This Craigslist Missed Connection Ended In An Unexpectedly Feminist Way
It's not often that the internet surprises people in a good way, but a recent feminist Craigslist missed connection has managed to do exactly that. Last month, an anonymous, splint-wearing patron of a bar in Madison, Wisconsin, posted on Craigslist about a fellow dancer whom he had witnessed putting off the unwanted and intoxicated advances of no fewer than five men in a row. It may sound like the feminist odds were stacked against this one, but the man was totally respectful from the get-go — and as if that wasn't notable enough, the meet-cute took an unexpectedly empowering turn when the anonymous woman responded to the post. Prepare to have your faith in humanity restored.
"You were tall, long black curly hair, red lipstick, green dress, wearing your friend's golden sparkly jacket," the man wrote, before launching into 300 words of admiration for the woman's assertiveness. The first four dancers were dismissed with businesslike efficiency that was apparently beautiful to behold, but the fifth rejection was where the magic truly happened. I'll let the original post speak for itself:
You literally lip-synced "I don't want no scrubs" RIGHT in his face after he tried to get close. You pointed right at him! He was so owned that afterwards he, attempting to regain some manful pride, threw his arm around me to say 'But I know I'm not a scrub! I have a BMW!' I laughed til hypoxia. One of the funniest things I have ever seen.
The man's respect for the woman's personal space is noteworthy enough (although in a perfect world, it would be the norm), but the Daily Dot reports that the woman in question actually responded. The resulting post elevated a cute missed connection into a valuable discussion of female sexuality and male senses of entitlement.
"Dear mystery man. Thank you for existing as well," she wrote, adding that he was a "peaceful presence in a predatory space." She went on to express her desire for a world where women can enjoy their bodies freely, without worrying about the ever-present male gaze.
"When I am dancing, it is not for the arousal or entertainment of the men who creep up behind me, who watch from the corners of the room, who form a circle around me and my friends," she wrote. "It is for me."

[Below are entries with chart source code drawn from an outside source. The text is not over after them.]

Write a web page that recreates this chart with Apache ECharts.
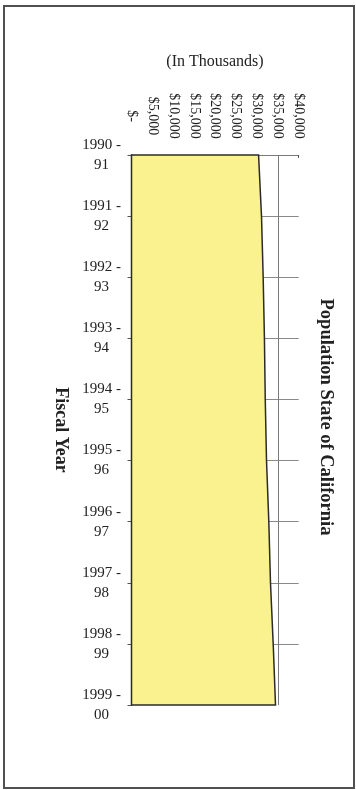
<!DOCTYPE html>
<html>
<head>
<meta charset="utf-8">
<script src="https://cdn.jsdelivr.net/npm/echarts@6/dist/echarts.min.js"></script>
<style>
  html, body { margin: 0; padding: 0; background: #ffffff; }
  #chart { width: 356px; height: 790px; }
</style>
</head>
<body>
<div id="chart"></div>
<script>
// Fiscal years (category axis, read top to bottom)
const fiscalYears = ['1990 - 91', '1991 - 92', '1992 - 93', '1993 - 94', '1994 - 95',
                     '1995 - 96', '1996 - 97', '1997 - 98', '1998 - 99', '1999 - 00'];
// Population of California, in thousands
const population = [30400, 31100, 31500, 31800, 32000, 32300, 32850, 33250, 33900, 34450];
// Value axis ticks and their printed labels
const valueTicks = [0, 5000, 10000, 15000, 20000, 25000, 30000, 35000, 40000];
const valueTickLabels = ['$-', '$5,000', '$10,000', '$15,000', '$20,000',
                         '$25,000', '$30,000', '$35,000', '$40,000'];
// Reference line drawn across the plot
const referenceLineValue = [35000];

const SERIF = '"Liberation Serif", "Times New Roman", serif';
const chart = echarts.init(document.getElementById('chart'), null, { renderer: 'canvas' });
const lastIndex = fiscalYears.length - 1;

chart.setOption({
  backgroundColor: '#ffffff',
  animation: false,
  grid: { left: 131.5, right: 57.3, top: 155, bottom: 85, containLabel: false },
  xAxis: {
    type: 'value',
    position: 'top',
    min: valueTicks[0],
    max: valueTicks[valueTicks.length - 1],
    interval: valueTicks[1] - valueTicks[0],
    axisLine: { show: true, lineStyle: { color: '#7a7a7a', width: 1 } },
    axisTick: { show: true, inside: true, length: 3, lineStyle: { color: '#555' } },
    splitLine: { show: false },
    axisLabel: {
      rotate: 90,
      margin: 39,
      align: 'center',
      verticalAlign: 'middle',
      fontFamily: SERIF,
      fontSize: 14,
      color: '#222',
      formatter: function (v) {
        const i = valueTicks.indexOf(v);
        return i >= 0 ? valueTickLabels[i] : '';
      }
    }
  },
  yAxis: {
    type: 'category',
    inverse: true,
    boundaryGap: false,
    data: fiscalYears,
    axisLine: { show: true, lineStyle: { color: '#2b2b2b', width: 1.5 } },
    axisTick: { show: true, inside: false, length: 4, lineStyle: { color: '#555' } },
    splitLine: {
      show: true,
      interval: function (index) { return index !== lastIndex; },
      lineStyle: { color: '#8a8a8a', width: 1 }
    },
    axisLabel: {
      interval: 0,
      margin: 30,
      align: 'center',
      verticalAlign: 'middle',
      fontFamily: SERIF,
      fontSize: 15,
      lineHeight: 20,
      padding: [0, 0, 14, 0],
      color: '#222',
      formatter: function (v) { return v.replace(' - ', ' -\n'); }
    }
  },
  series: [{
    type: 'custom',
    coordinateSystem: 'cartesian2d',
    encode: { x: 0, y: 1 },
    data: population.map(function (v, i) { return [v, i]; }),
    renderItem: function (params, api) {
      if (params.dataIndex !== 0) return null;
      const pts = [api.coord([0, 0])];
      for (let i = 0; i <= lastIndex; i++) pts.push(api.coord([population[i], i]));
      pts.push(api.coord([0, lastIndex]));
      return {
        type: 'polygon',
        shape: { points: pts },
        style: { fill: '#F9F28E', stroke: '#2b2b2b', lineWidth: 1.5 }
      };
    },
    markLine: {
      silent: true,
      symbol: ['none', 'none'],
      label: { show: false },
      lineStyle: { color: '#7a7a7a', width: 1, type: 'solid' },
      data: referenceLineValue.map(function (v) { return { xAxis: v }; })
    }
  }],
  graphic: [
    {
      type: 'rect',
      shape: { x: 4, y: 6, width: 350, height: 782 },
      style: { fill: 'none', stroke: '#505050', lineWidth: 2 },
      silent: true
    },
    {
      type: 'text',
      x: 215, y: 62,
      style: {
        text: '(In Thousands)', fontFamily: SERIF, fontSize: 16, fill: '#222',
        align: 'center', verticalAlign: 'middle'
      }
    },
    {
      type: 'text',
      x: 61, y: 430,
      rotation: -Math.PI / 2,
      style: {
        text: 'Fiscal Year', fontFamily: SERIF, fontSize: 18, fontWeight: 'bold', fill: '#222',
        align: 'center', verticalAlign: 'middle'
      }
    },
    {
      type: 'text',
      x: 326, y: 417,
      rotation: -Math.PI / 2,
      style: {
        text: 'Population State of California', fontFamily: SERIF, fontSize: 18.5,
        fontWeight: 'bold', fill: '#222', align: 'center', verticalAlign: 'middle'
      }
    }
  ]
});
</script>
</body>
</html>
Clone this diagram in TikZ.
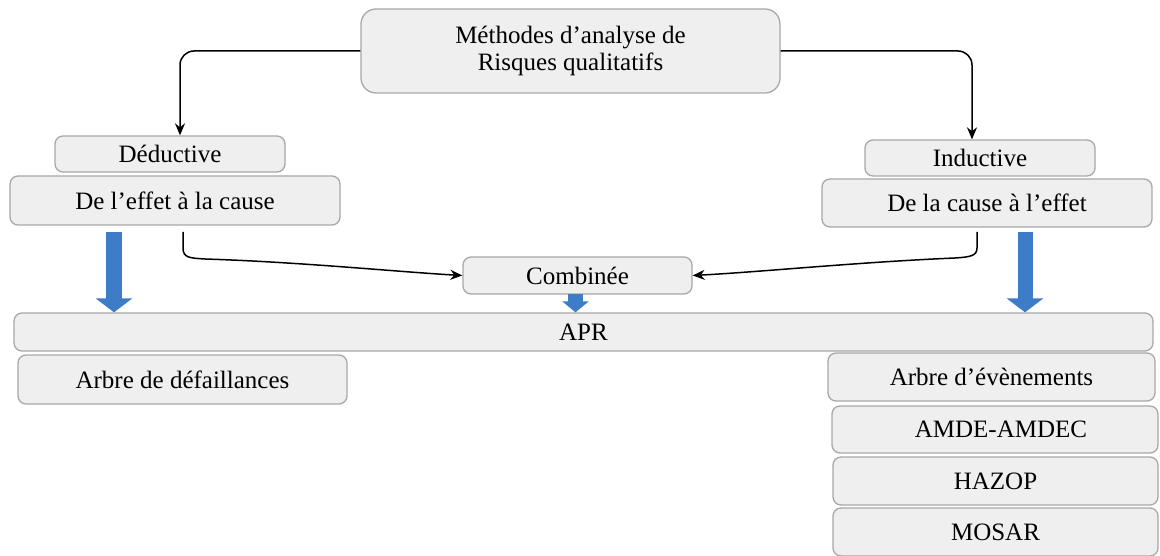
\documentclass[tikz,border=0pt]{standalone}
\usepackage{fontspec}
\setmainfont{Liberation Serif}
\usetikzlibrary{arrows.meta}
\definecolor{boxfill}{HTML}{EFEFEF}
\definecolor{boxline}{HTML}{A8A8A8}
\definecolor{bluearrow}{HTML}{3D7CC7}
\tikzset{
  box/.style={draw=boxline, fill=boxfill, line width=1.3pt, rounded corners=8pt,
    inner sep=0pt, align=center, font=\fontsize{25}{27}\selectfont},
  link/.style={draw=black, line width=1.5pt, -{Stealth[length=12pt,width=10pt]}},
  fat/.style={draw=bluearrow, line width=16pt,
    -{Triangle[length=14pt,width=36pt]}},
}
\newcommand{\boxat}[6]{% name, x1, y1, x2, y2, text
  \node[box, minimum width={#4-#2}, minimum height={#5-#3}] (#1) at ({(#2+#4)/2},{(#3+#5)/2}) {#6};}
\begin{document}
\begin{tikzpicture}[x=1pt,y=-1pt]
\useasboundingbox (0,0) rectangle (1160,556);

% top box
\node[box, rounded corners=15pt, minimum width=419, minimum height=84]
  (top) at (570.5,51) {Méthodes d’analyse de\\Risques qualitatifs};

% method branches
\boxat{ded}{55}{136}{285}{172}{Déductive}
\boxat{eff}{10}{176}{340}{225}{De l’effet à la cause}
\boxat{ind}{865}{140}{1095}{176}{Inductive}
\boxat{cau}{822}{179}{1152}{227}{De la cause à l’effet}
\boxat{comb}{463}{257}{692}{294}{Combinée}

% resulting methods
\boxat{apr}{14}{313}{1153}{351}{APR}
\boxat{adf}{18}{355}{347}{404}{Arbre de défaillances}
\boxat{aev}{828}{353}{1155}{401}{Arbre d’évènements}
\boxat{amde}{832}{406}{1158}{453}{\hspace*{12pt}AMDE-AMDEC}
\boxat{hazop}{833}{457}{1158}{505}{HAZOP}
\boxat{mosar}{833}{508}{1158}{556}{MOSAR}

% split into deductive / inductive
\draw[link, rounded corners=14pt] (top.west) -| ([xshift=10pt]ded.north);
\draw[link, rounded corners=14pt] (top.east) -| ([xshift=-8pt]ind.north);

% both approaches lead to the combined one
\coordinate (e0) at (183,232);
\coordinate (c0) at (977,232);
\draw[link] (e0) -- (183,248) .. controls (183,258) and (190,258) .. (205,259)
  .. controls (300,262) and (400,272) .. (comb.west);
\draw[link] (c0) -- (977,248) .. controls (977,256) and (970,257) .. (955,258)
  .. controls (860,262) and (760,272) .. (comb.east);

% block arrows to APR
\coordinate (b1) at (114,232);
\coordinate (b2) at (575.5,294);
\coordinate (b3) at (1025,232);
\draw[fat] (b1) -- (b1 |- apr.north);
\draw[fat, line width=15pt, -{Triangle[length=11pt,width=26pt]}] (b2) -- (b2 |- apr.north);
\draw[fat, line width=15pt] (b3) -- (b3 |- apr.north);
\end{tikzpicture}
\end{document}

She moved on to put the politics of the dance floor in a larger context, describing women as "warriors" constantly battling against rape culture. She continued:
This is not just about the dance floor, this is about the bus stop, where men tell me to smile, try to get me to talk before my morning coffee and when I refuse tell me, "I'm gonna sit right next to you on the bus and make you really uncomfortable." This is for the bike path, where summer night silence and shadows hid screams and blood and a woman left for dead. ...
Who does this rape culture serve? It is a cycle of violence that harms everyone involved.
The post touches on a number of ways the patriarchy hurts those who live within it: Toxic masculinity, lack of respect for consent, and how even small incidents — like refusing to take no for an answer on the dance floor — build to create a world where women's bodies are considered public property. "There were many men that night, and every night. ... Men who touch, who smile, who surround and crowd and watch and take and take and take," she wrote. "I have so much practice dealing with these men."
The post should be required reading for anyone who ever plans on going dancing -- in a perfect world, clubs would paste it in their bathroom stalls. You can (and should) read it in its entirety on Craigslist. High fives for feminism all around!